I love Disney. Mr. Walt pioneered early animation techniques and was the first to create feature length animated movies. If it weren’t for him and his fellow animators at the Disney Studios, animation wouldn’t be what it is today.
I wish I could say that was a good thing, but the truth is, it really isn’t. Disney animated films are targeted for younger audiences, and because of the massive influence these movies have had in our culture, all other animated features are judged by the same standard. Mostly this applies to whether the movie is appropriate for children, and if it isn’t, then it is discarded. Either that, or people dismiss animation as a childish thing.
So you can imagine how annoyed I was when Disney not only graduated from their period of sucky animation, to go on to endorsing lousy singers and make TV shows about them. That’s like throwing a party, everyone’s having a good time, then the booze starts flowing, your friends start acting like jackasses, they trash your place and then leave.
Naturally I’d be suspicious the next time said friends suggest we have another party at my place. This is exactly how I felt when I first heard of Disney’s latest animated feature; The Princess and the Frog. All I really knew about it when I first heard word, was that it would feature the first black princess. All good and fine, being politically correct is important, especially considering Disney’s past track record. However, I had the uncomfortable feeling that was the extent of the thought that was being put into this picture.
At first I was afraid that it was going to be the typical Fairy Tail setting, with a black person transplanted into the middle of it. Nothing wrong with that, it just sounded jarring to me.
Then, later on, I found out that the setting would be New Orleans. A faint shimmer of hope, at least the character and the setting were being reconciled. Of course that didn’t mean much, past Disney attempts at good writing in their animated features have failed to impress me. (Which isn’t entirely fair, I thought Enchanted was a fun movie, an excellent concept, and a chance for Disney to poke fun at the stereotype they created, but it was a live action movie first and foremost).
When I saw the character design for the villain, I was even more hopeful. The guy looked pretty darn cool. But still, I went into that movie theater–that was occupied by twenty people max–with as cynical an attitude as I could muster.
So, what did I think of the movie? Some of the character development seemed off to me, the songs, while not bad, weren’t even close to the memorability of past Disney musicals (personally I’d rather they do away with the musical format in their animation). In fact, the movie even had its moments where it was surprisingly dark. And not to spoil anything, though I imagine that anyone that cares about this movie has already seen it before reading this, but when a character dies in this movie, they stay dead! I was sitting there the entire time, thinking, He better stay dead, or so help me!

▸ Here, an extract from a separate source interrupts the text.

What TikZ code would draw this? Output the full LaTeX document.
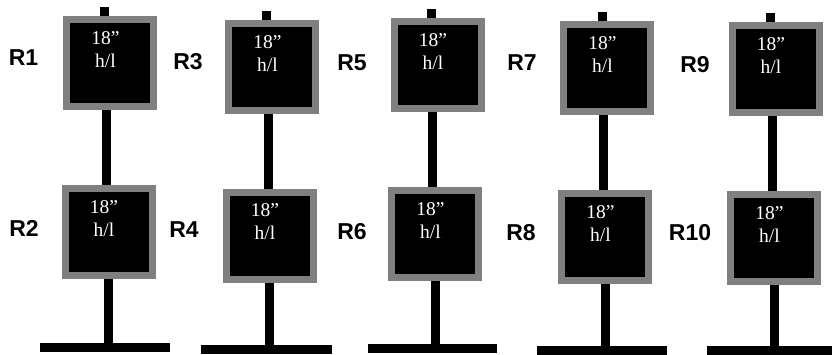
\documentclass[tikz,border=0pt]{standalone}
\usepackage{fontspec}
\setmainfont{Liberation Serif}
\newfontfamily\lblfont{Liberation Sans}
\definecolor{framegray}{RGB}{128,128,128}
\begin{document}
\begin{tikzpicture}[x=1pt,y=-1pt,
  frame/.style={draw=framegray,fill=black,line width=7pt,minimum width=87pt,minimum height=87pt,inner sep=0pt},
  post/.style={line width=9pt,black},
  basebar/.style={fill=black,inner sep=0pt,minimum height=9pt},
  txt/.style={text=white,font=\fontsize{19.5}{23}\selectfont,anchor=base,inner sep=0pt},
  rlbl/.style={font=\lblfont\bfseries\fontsize{23}{27}\selectfont,inner sep=0pt}]
\useasboundingbox (0,0) rectangle (832,354);
\foreach \i/\tx/\ty/\bx/\by/\sc/\mc/\lc/\bl/\br/\bt in {
  1/110/63/108.5/232/104.5/106/108/40/170/343,
  2/272/67/269.5/235.5/266.5/268/269.5/201/332/345,
  3/437.5/65/435/234/431.5/432.8/435.5/368/497/344,
  4/607/68/605/237/602/603/605.5/537/667/346,
  5/775.5/69/774/238/770.5/772/774/707/832/346}{
  \node[frame] (t\i) at (\tx,\ty) {};
  \node[frame] (b\i) at (\bx,\by) {};
  \node[basebar,minimum width={\br-\bl}] (base\i) at ({(\bl+\br)/2},{\bt+4.5}) {};
  \coordinate (stub\i) at (\sc,{\ty-56});
  \draw[post] (stub\i) -- (\sc,{\ty-47}) coordinate (ts\i);
  \draw[post] (\mc,{\ty+47}) -- (\mc,{\by-47});
  \draw[post] (\lc,{\by+47}) -- (\lc,{\bt});
  \node[txt] (t\i a) at ({\tx-4.5},{\ty-47+28}) {18”};
  \node[txt] (t\i b) at ({\tx-4.5},{\ty-47+51}) {h/l};
  \node[txt] (b\i a) at ({\bx-4.5},{\by-47+28}) {18”};
  \node[txt] (b\i b) at ({\bx-4.5},{\by-47+51}) {h/l};
}
\node[rlbl] (r1) at (23.5,57.5) {R1};
\node[rlbl] (r2) at (24,228) {R2};
\node[rlbl] (r3) at (188,62) {R3};
\node[rlbl] (r4) at (184,230) {R4};
\node[rlbl] (r5) at (352,63) {R5};
\node[rlbl] (r6) at (352,232) {R6};
\node[rlbl] (r7) at (522,63) {R7};
\node[rlbl] (r8) at (521,233) {R8};
\node[rlbl] (r9) at (695,65) {R9};
\node[rlbl] (r10) at (690,233) {R10};
\end{tikzpicture}
\end{document}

The final plot twist wasn’t anything that should have surprised me, but it was enough for a kid to be surprised. Though for most of the adults in the audience it was kind of a “Doh!” moment.
Now, what did think of this movie? Did Disney manage to succeed in what they should have been doing in the first place, rather than endorsing Milley Cirus and the Jonas Brothers?
In fact, I think they did. While it doesn’t feature ground breaking writing, the story manages to keep you entertained, and the character dilemmas felt very real, though they could have been resolved slightly better. The animation is Disney at it’s best, though the art style, while harking back to classic Disney, seemed a little odd for some of the characters. It was like the only really pretty girl was the main character, and every other character seemed a little off, even her best friend. Though, the art style wasn’t all that was strange about her. Speaking of her best friend, was I the only one who was a little weirded out by how much more pronounced the animation for her bust was?
In the end, a surprisingly good movie. It could have done with another half hour or so, with which to develop the characters properly, but it did well for the length it was given. The happy ending we got didn’t feel tacked on, despite the obvious loophole at the end, which was pointed out best by our good friend The Bum. Still, I did find it worth noting that both characters had issues they needed to work out. While these could have been resolved better, the flow of the movie was strong enough to make it at least bearable for the parents watching the movie with their children. Just look at it this way, it’s no Cinderella 2, or III.